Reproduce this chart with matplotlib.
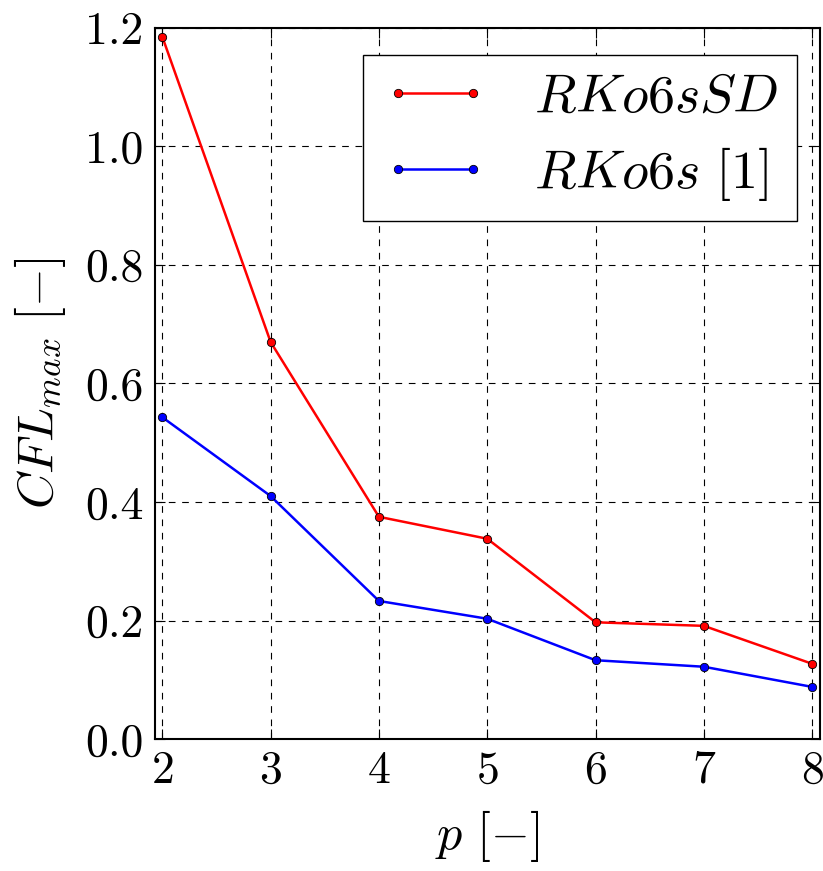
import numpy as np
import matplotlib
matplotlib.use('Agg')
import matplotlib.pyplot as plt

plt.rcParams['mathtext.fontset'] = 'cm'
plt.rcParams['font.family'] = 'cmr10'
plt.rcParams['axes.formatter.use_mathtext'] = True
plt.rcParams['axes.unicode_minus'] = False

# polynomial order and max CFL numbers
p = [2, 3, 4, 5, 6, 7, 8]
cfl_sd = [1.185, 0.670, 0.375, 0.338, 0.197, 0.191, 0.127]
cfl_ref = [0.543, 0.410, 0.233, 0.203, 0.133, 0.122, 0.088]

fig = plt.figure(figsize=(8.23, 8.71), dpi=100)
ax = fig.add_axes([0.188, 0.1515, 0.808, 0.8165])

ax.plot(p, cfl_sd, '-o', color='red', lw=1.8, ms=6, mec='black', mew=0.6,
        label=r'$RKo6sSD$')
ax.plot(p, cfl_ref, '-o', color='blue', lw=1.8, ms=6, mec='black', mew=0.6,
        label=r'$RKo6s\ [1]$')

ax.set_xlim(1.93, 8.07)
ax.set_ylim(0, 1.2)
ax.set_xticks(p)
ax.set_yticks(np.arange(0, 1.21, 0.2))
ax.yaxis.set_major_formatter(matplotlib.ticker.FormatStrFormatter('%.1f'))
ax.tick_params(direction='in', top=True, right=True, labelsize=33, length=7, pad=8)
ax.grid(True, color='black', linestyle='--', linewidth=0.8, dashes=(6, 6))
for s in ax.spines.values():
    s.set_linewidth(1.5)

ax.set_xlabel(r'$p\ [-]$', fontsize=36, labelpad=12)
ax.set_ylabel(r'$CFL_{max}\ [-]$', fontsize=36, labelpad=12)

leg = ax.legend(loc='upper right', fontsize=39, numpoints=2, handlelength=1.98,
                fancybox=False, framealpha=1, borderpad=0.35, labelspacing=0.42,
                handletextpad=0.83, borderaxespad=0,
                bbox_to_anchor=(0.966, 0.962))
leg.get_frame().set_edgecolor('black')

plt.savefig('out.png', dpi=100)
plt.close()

---+---

Repeat the lines of the listing above verbatim, beginning at its first line and ending at the line containing "leg.get_frame().set_edgecolor('black')", which is included. Omit pictures.

*Result below:*
Reproduce this chart with matplotlib.
import numpy as np
import matplotlib
matplotlib.use('Agg')
import matplotlib.pyplot as plt

plt.rcParams['mathtext.fontset'] = 'cm'
plt.rcParams['font.family'] = 'cmr10'
plt.rcParams['axes.formatter.use_mathtext'] = True
plt.rcParams['axes.unicode_minus'] = False

# polynomial order and max CFL numbers
p = [2, 3, 4, 5, 6, 7, 8]
cfl_sd = [1.185, 0.670, 0.375, 0.338, 0.197, 0.191, 0.127]
cfl_ref = [0.543, 0.410, 0.233, 0.203, 0.133, 0.122, 0.088]

fig = plt.figure(figsize=(8.23, 8.71), dpi=100)
ax = fig.add_axes([0.188, 0.1515, 0.808, 0.8165])

ax.plot(p, cfl_sd, '-o', color='red', lw=1.8, ms=6, mec='black', mew=0.6,
        label=r'$RKo6sSD$')
ax.plot(p, cfl_ref, '-o', color='blue', lw=1.8, ms=6, mec='black', mew=0.6,
        label=r'$RKo6s\ [1]$')

ax.set_xlim(1.93, 8.07)
ax.set_ylim(0, 1.2)
ax.set_xticks(p)
ax.set_yticks(np.arange(0, 1.21, 0.2))
ax.yaxis.set_major_formatter(matplotlib.ticker.FormatStrFormatter('%.1f'))
ax.tick_params(direction='in', top=True, right=True, labelsize=33, length=7, pad=8)
ax.grid(True, color='black', linestyle='--', linewidth=0.8, dashes=(6, 6))
for s in ax.spines.values():
    s.set_linewidth(1.5)

ax.set_xlabel(r'$p\ [-]$', fontsize=36, labelpad=12)
ax.set_ylabel(r'$CFL_{max}\ [-]$', fontsize=36, labelpad=12)

leg = ax.legend(loc='upper right', fontsize=39, numpoints=2, handlelength=1.98,
                fancybox=False, framealpha=1, borderpad=0.35, labelspacing=0.42,
                handletextpad=0.83, borderaxespad=0,
                bbox_to_anchor=(0.966, 0.962))
leg.get_frame().set_edgecolor('black')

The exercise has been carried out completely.